Tuesday, July 27, 2010
Cool things I did this week
Recognize this photo? (If not, look up to the blog header.) I took that yesterday. This week's mandatory fun was a trip to Bromo-Tengger-Semuru National Park and Mt Bromo, about 2 ½ hours east of Malang. Bromo is actually a small but active volcano inside the crater of a massive ancient volcano, the Tengger Caldera. Next to Bromo (the gaping hole with sulfurous steam coming out in the photos) is Mt. Batok. The area inside the ancient crater is filled with sand and known as Laut Pasir Tengger (the Tengger Sand Sea); aside from Bromo and Batok there are three other volcanoes in the caldera. The tall one in the back is Mt. Semeru, the tallest mountain in East Java and outside the caldera but still in the park.
We left on Friday, but luckily didn't have anything really planned for the day outside of dinner. Our hotel was perched right on the rim of the caldera overlooking the sand sea – hell of a view. The 'observe local Tengger people' (who brought their binoculars!) section of the schedule turned out to mean 'free time, but we can't officially say that', so a few of us hiked out along the ridge for a better view of the mountains inside. It was misty all afternoon, but right at sunset the clouds started to clear and we got a beautiful view of the peaks with orange sky behind them.
Saturday morning we woke up at quarter to three and took jeeps out to Mt. Pananjakan, one of the mountains in the Tengger Massif but outside the caldera, to watch the sun rise over Bromo.Waking up wasn't easy – despite our best efforts to get to bed at 8, the room next to us stayed up late talking, and through the thin bamboo walls we could hear just enough of the conversation for it to be tantalizing but, aside from a few choice bits, not enough to actually know what was being said – though that was plenty to make falling asleep a challenge. Plus they hadn't booked enough rooms for everyone who ended up wanting to come, so we were four to a room with just-larger-than-twin-sized beds, a little on the cramped side if you're not looking to cuddle. (Though I can't complain; apparently the peer tutors were four to a room with only one bed.) When we finally dragged ourselves out of bed it was freezing – okay probably in the forties, but when you're used to 80 and packed for maybe 65, that's pretty cold. Most of us had bought hats from the hawkers the night before – roughly $1 for a hand-knitted hat ain't bad – but my longest pants were capris, and some people (I guess they missed the 'climbing a mountain' part of the schedule) were stuck in flip-flops. The Indonesians had told us it would be cold, but Indonesians think a cool breeze on a summer afternoon is practically Antarctica, so nobody really took them seriously. I had my thick Yale sweatshirt, and luckily had decided to humor my ibu when she suggested I bring a scarf. Between that, some layered t-shirts, and my new hat I was mostly okay, aside from my exposed calves; the Indonesians were bundled up like Eskimos and still shivering.

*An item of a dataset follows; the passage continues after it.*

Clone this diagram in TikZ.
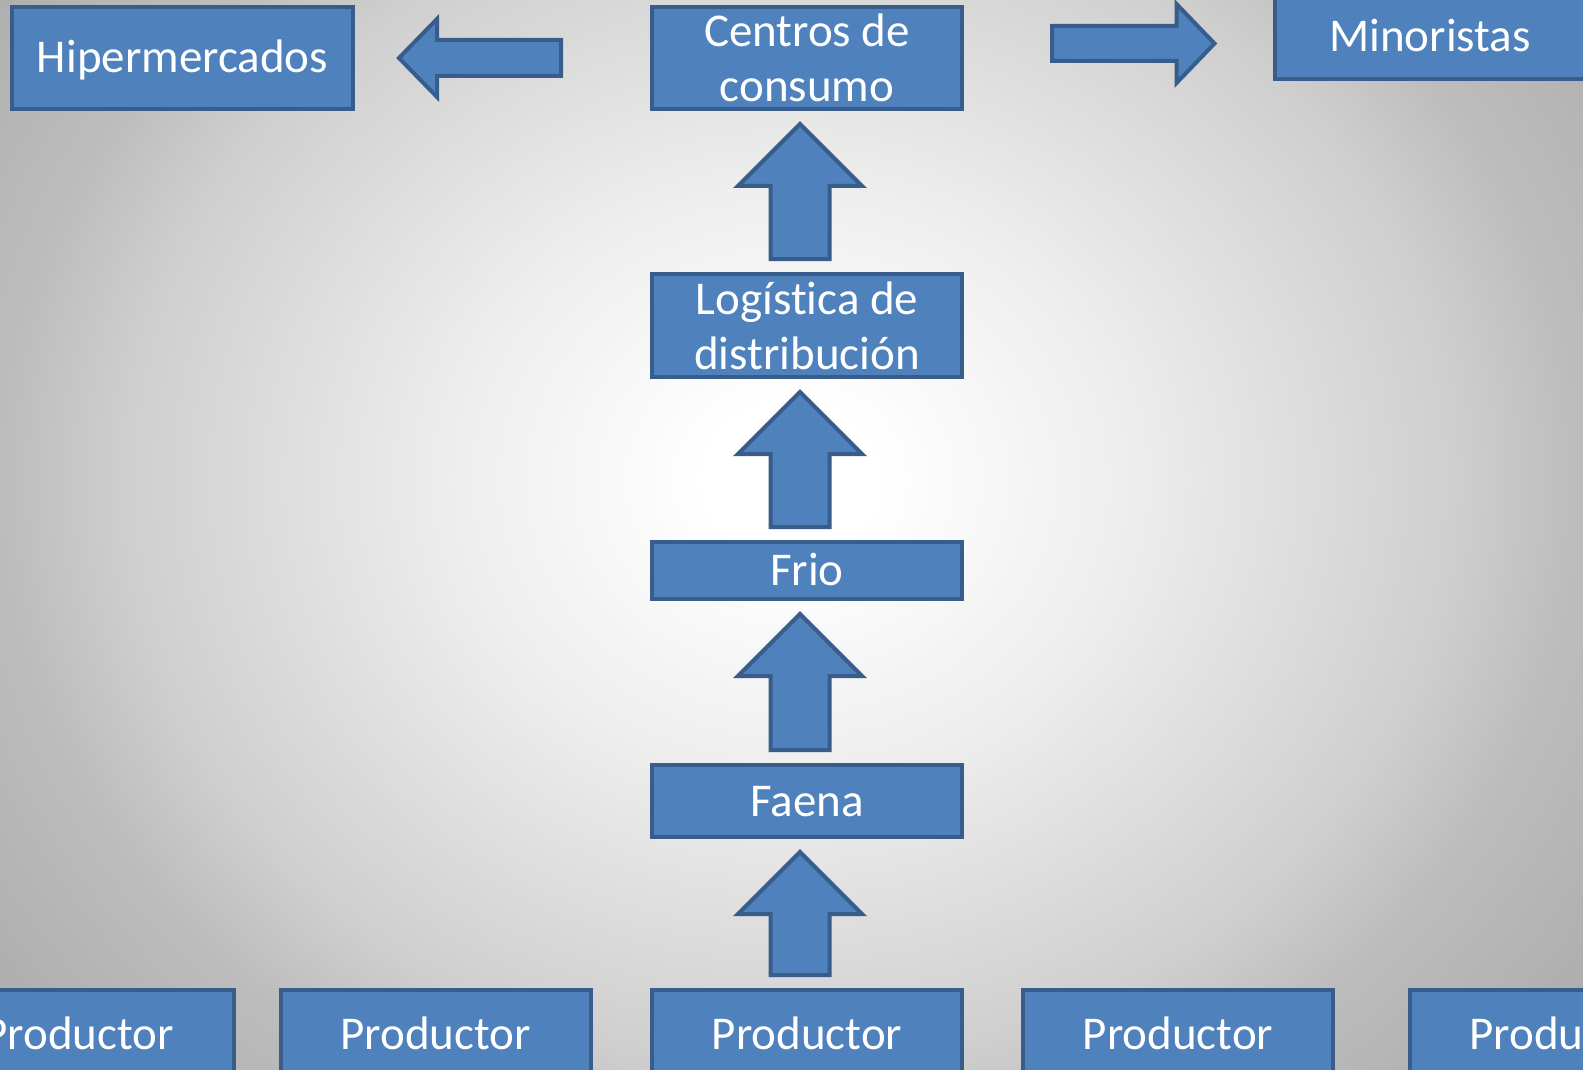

The view from Mt. Pananjakan was spectacular, though from my vantage point I missed the best part; I stole some photos from facebook from those with better seats. The pic above was taken from an overlook a little down the mountain on our way out. After the sunrise we took the jeep across the sand sea out to Bromo. I wrote before that the roads through East Java to the Bali ferry were the worst I've ever seen; I take that back. From the parking lot it was a short hike partway up the crater, followed by stairs to the top. I started out walking but started getting winded in the thin air – love that high altitude; I got a sunburn too – and opted for a horse ride the rest of the way. At the top you could go right up to the edge of the crater and look in at the steam rising out of it. The locals still harvest sulfur from inside. I recommend not standing downwind.

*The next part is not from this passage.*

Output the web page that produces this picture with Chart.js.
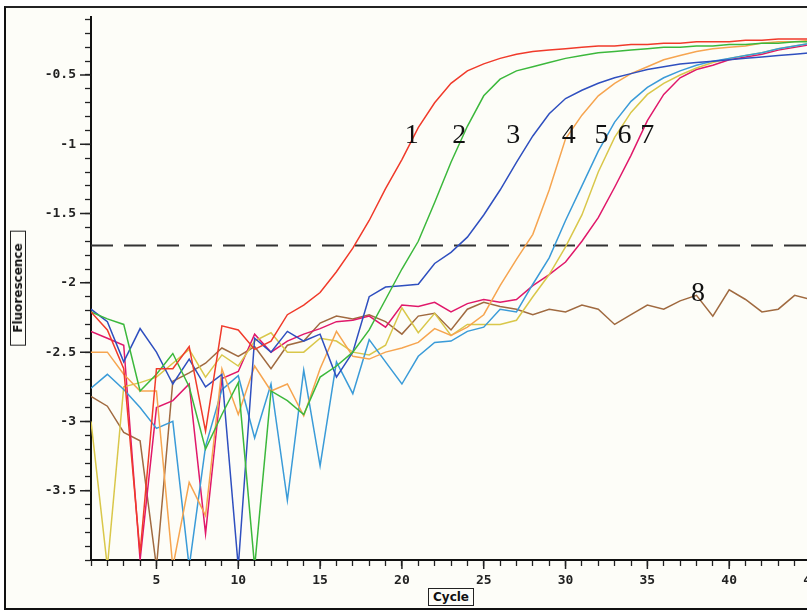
<!DOCTYPE html>
<html>
<head>
<meta charset="utf-8">
<script src="https://cdn.jsdelivr.net/npm/chart.js@4.4.1/dist/chart.umd.min.js"></script>
<style>
  html, body { margin: 0; padding: 0; background: #ffffff; overflow: hidden; }
  #frame {
    position: absolute; left: 4px; top: 6px; width: 840px; height: 600px;
    border-left: 2px solid #111; border-top: 2px solid #222; border-bottom: 2px solid #111;
    background: #fdfdf8;
  }
  #wrap { position: absolute; left: 0; top: 0; width: 830px; height: 611px; }
  .axis-title {
    position: absolute; font-family: "DejaVu Sans", sans-serif; font-weight: bold;
    font-size: 12px; color: #111; border: 1.5px solid #222; padding: 0 3px;
    line-height: 14px; background: #fdfdf8; white-space: nowrap;
  }
  #ytitle { left: 18px; top: 288px; transform: translate(-50%, -50%) rotate(-90deg); padding: 0 12px; }
  #xtitle { left: 451px; top: 597px; transform: translate(-50%, -50%); padding: 1px 4px; }
</style>
</head>
<body>
<div id="frame"></div>
<div id="wrap"><canvas id="pcrChart" width="830" height="611"></canvas></div>
<div class="axis-title" id="ytitle">Fluorescence</div>
<div class="axis-title" id="xtitle">Cycle</div>
<script>
// amplification curves
const cycles = [1,2,3,4,5,6,7,8,9,10,11,12,13,14,15,16,17,18,19,20,21,22,23,24,25,26,27,28,29,30,31,32,33,34,35,36,37,38,39,40,41,42,43,44,45];

const curve1 = [-2.21,-2.34,-2.62,-3.95,-2.62,-2.62,-2.46,-3.07,-2.31,-2.34,-2.48,-2.42,-2.23,-2.16,-2.07,-1.92,-1.75,-1.55,-1.32,-1.11,-0.88,-0.70,-0.56,-0.47,-0.42,-0.38,-0.35,-0.33,-0.32,-0.31,-0.30,-0.29,-0.29,-0.28,-0.28,-0.27,-0.27,-0.26,-0.26,-0.26,-0.25,-0.25,-0.24,-0.24,-0.24];
const curve2 = [-2.21,-2.26,-2.30,-2.78,-2.66,-2.51,-2.75,-3.20,-2.95,-2.72,-4.05,-2.78,-2.85,-2.95,-2.68,-2.60,-2.50,-2.34,-2.12,-1.90,-1.70,-1.42,-1.13,-0.87,-0.65,-0.53,-0.47,-0.44,-0.41,-0.38,-0.36,-0.34,-0.33,-0.32,-0.31,-0.30,-0.30,-0.29,-0.29,-0.28,-0.28,-0.27,-0.27,-0.26,-0.26];
const curve3 = [-2.19,-2.28,-2.57,-2.33,-2.50,-2.73,-2.55,-2.75,-2.66,-4.05,-2.40,-2.50,-2.35,-2.42,-2.37,-2.68,-2.50,-2.10,-2.03,-2.02,-2.01,-1.86,-1.78,-1.67,-1.51,-1.33,-1.13,-0.94,-0.78,-0.67,-0.61,-0.56,-0.52,-0.49,-0.46,-0.44,-0.42,-0.41,-0.40,-0.39,-0.38,-0.37,-0.36,-0.35,-0.34];
const curve4 = [-2.50,-2.50,-2.66,-2.78,-2.78,-4.05,-3.44,-3.68,-2.62,-2.95,-2.60,-2.78,-2.73,-2.96,-2.62,-2.35,-2.53,-2.55,-2.50,-2.47,-2.43,-2.33,-2.38,-2.32,-2.23,-2.02,-1.83,-1.65,-1.33,-0.96,-0.79,-0.65,-0.56,-0.49,-0.44,-0.39,-0.36,-0.33,-0.31,-0.30,-0.29,-0.27,-0.26,-0.26,-0.25];
const curve5 = [-2.76,-2.66,-2.77,-2.90,-3.05,-3.00,-4.05,-3.18,-2.77,-2.67,-3.12,-2.73,-3.57,-2.63,-3.32,-2.57,-2.80,-2.41,-2.57,-2.73,-2.53,-2.43,-2.42,-2.35,-2.32,-2.19,-2.21,-2.01,-1.82,-1.55,-1.30,-1.05,-0.84,-0.69,-0.59,-0.52,-0.47,-0.43,-0.40,-0.38,-0.36,-0.34,-0.31,-0.29,-0.27];
const curve6 = [-3.00,-4.05,-2.75,-2.72,-2.68,-2.58,-2.48,-2.68,-2.52,-2.60,-2.42,-2.36,-2.50,-2.50,-2.40,-2.42,-2.50,-2.52,-2.45,-2.18,-2.36,-2.22,-2.38,-2.30,-2.30,-2.30,-2.27,-2.10,-1.94,-1.74,-1.51,-1.20,-0.95,-0.77,-0.64,-0.56,-0.50,-0.45,-0.41,-0.38,-0.36,-0.34,-0.31,-0.29,-0.27];
const curve7 = [-2.35,-2.40,-2.45,-4.00,-2.90,-2.85,-2.73,-3.81,-2.69,-2.64,-2.37,-2.50,-2.42,-2.37,-2.33,-2.28,-2.27,-2.24,-2.32,-2.16,-2.17,-2.14,-2.21,-2.15,-2.12,-2.14,-2.12,-2.02,-1.94,-1.85,-1.70,-1.53,-1.31,-1.08,-0.83,-0.64,-0.52,-0.46,-0.43,-0.39,-0.37,-0.35,-0.32,-0.30,-0.28];
const curve8 = [-2.82,-2.89,-3.08,-3.14,-4.05,-2.71,-2.65,-2.58,-2.47,-2.53,-2.46,-2.62,-2.45,-2.42,-2.29,-2.24,-2.26,-2.23,-2.28,-2.37,-2.24,-2.22,-2.34,-2.19,-2.14,-2.17,-2.19,-2.23,-2.19,-2.21,-2.16,-2.19,-2.30,-2.23,-2.16,-2.19,-2.13,-2.09,-2.24,-2.05,-2.12,-2.21,-2.19,-2.09,-2.12];

const threshold = -1.73;

const seriesNames = ['1', '2', '3', '4', '5', '6', '7', '8'];
const seriesValues = [curve1, curve2, curve3, curve4, curve5, curve6, curve7, curve8];
const seriesColors = ['#f03a2a', '#3cb83c', '#2f4fbf', '#f6a550', '#3a9bd8', '#d9c74a', '#e0186a', '#a06a40'];

// where the curve numbers sit (cycle, fluorescence)
const labelCycles = [20.6, 23.5, 26.8, 30.2, 32.2, 33.6, 35.0, 38.1];
const labelValues = [-0.94, -0.94, -0.94, -0.94, -0.94, -0.94, -0.94, -2.08];

const datasets = seriesValues.map((vals, i) => ({
    label: seriesNames[i],
    data: cycles.map((c, j) => ({ x: c, y: vals[j] })),
    borderColor: seriesColors[i],
    borderWidth: 1.5,
    pointRadius: 0,
    tension: 0,
    fill: false
}));

datasets.push({
    label: 'threshold',
    data: cycles.map(c => ({ x: c, y: threshold })),
    borderColor: '#333333',
    borderWidth: 2,
    borderDash: [22, 11],
    pointRadius: 0,
    fill: false
});

// longer tick marks on the labelled ticks + the curve numbers
const extrasPlugin = {
    id: 'extras',
    afterDatasetsDraw(chart) {
        const ctx = chart.ctx;
        ctx.save();
        ctx.font = '28px "Liberation Serif", serif';
        ctx.fillStyle = '#111';
        ctx.textAlign = 'center';
        ctx.textBaseline = 'middle';
        seriesNames.forEach((name, i) => {
            const x = chart.scales.x.getPixelForValue(labelCycles[i]);
            const y = chart.scales.y.getPixelForValue(labelValues[i]);
            ctx.fillText(name, x, y);
        });
        ctx.restore();
    },
    afterDraw(chart) {
        const ctx = chart.ctx;
        const xs = chart.scales.x, ys = chart.scales.y;
        ctx.save();
        ctx.strokeStyle = '#222';
        ctx.lineWidth = 1.5;
        ctx.beginPath();
        xs.ticks.forEach(t => {
            if (Math.round(t.value) % 5 === 0) {
                const px = xs.getPixelForValue(t.value);
                ctx.moveTo(px, xs.top);
                ctx.lineTo(px, xs.top + 9);
            }
        });
        ys.ticks.forEach(t => {
            const v = Math.round(t.value * 10);
            if (v % 5 === 0 && v !== -40) {
                const py = ys.getPixelForValue(t.value);
                ctx.moveTo(ys.right - 11, py);
                ctx.lineTo(ys.right, py);
            }
        });
        ctx.stroke();
        ctx.restore();
    }
};

const tickFont = { family: '"DejaVu Sans Mono", monospace', weight: 'bold', size: 13 };

new Chart(document.getElementById('pcrChart').getContext('2d'), {
    type: 'line',
    data: { datasets: datasets },
    options: {
        responsive: false,
        animation: false,
        layout: { padding: { top: 13, right: 19, left: 0, bottom: 0 } },
        plugins: { legend: { display: false }, tooltip: { enabled: false } },
        scales: {
            x: {
                type: 'linear',
                min: 1,
                max: 45,
                afterFit(scale) { scale.height = 51; },
                border: { display: true, color: '#111', width: 2 },
                grid: { drawOnChartArea: false, drawTicks: true, tickLength: 6, tickColor: '#222', tickWidth: 1.3 },
                ticks: {
                    stepSize: 1,
                    autoSkip: false,
                    maxRotation: 0,
                    maxTicksLimit: 100,
                    includeBounds: false,
                    padding: 7,
                    color: '#222',
                    font: tickFont,
                    callback: v => (Math.round(v) % 5 === 0 ? String(Math.round(v)) : '')
                }
            },
            y: {
                type: 'linear',
                min: -4,
                max: -0.08,
                afterFit(scale) { scale.width = 91; },
                border: { display: true, color: '#111', width: 2 },
                grid: { drawOnChartArea: false, drawTicks: true, tickLength: 6, tickColor: '#222', tickWidth: 1.3 },
                ticks: {
                    stepSize: 0.1,
                    autoSkip: false,
                    maxTicksLimit: 100,
                    includeBounds: false,
                    padding: 9,
                    color: '#222',
                    font: tickFont,
                    callback: v => {
                        const t = Math.round(v * 10);
                        if (t % 5 !== 0 || t === -40) return '';
                        return String(t / 10);
                    }
                }
            }
        }
    },
    plugins: [extrasPlugin]
});
</script>
</body>
</html>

The other cool thing I did was on Thursday. My class had planned to go out for coffee with Pak Gatut – not everyone had tried the kopi luwak yet – but during our 10am break he mentioned that a relative of his was getting married that afternoon, and would we like to come. It's wedding season in Indonesia, and I'm probably one of the last in my program who hadn't been to one yet (though my host family flew to Jakarta a few weeks ago for the wedding of one of my host dad's 10 younger siblings), and Indonesian weddings, or at least the receptions, are pretty laid-back affairs, and everyone there would probably really enjoy seeing a pack of Americans show up. Plus, as it turned out, Pak Gatut was the uncle (?) of one of the people getting married (I think the word used was 'keponakan', which means non-gender-specific 'child of my sibling'), and an important enough guest to be making a speech, so really he could bring whomever he wanted. The actual ceremony had already taken place that morning – usually it's a small gathering for family only – so what we saw was the reception. Arrive, eat, leave is the general pattern, which is what happened here. Lots of great batik shirts; we stood out a bit in our jeans and t-shirts, though this being Indonesia we weren't the only ones in flip-flops. The bride and groom wore beautiful, ornate traditional Javanese dress, lots of gold and wrapped cloth. There were speeches and singing, and after the family photos someone decided it'd be awesome to take a shot with all the bules. Good to know I'll be part of someone's wedding memories forever.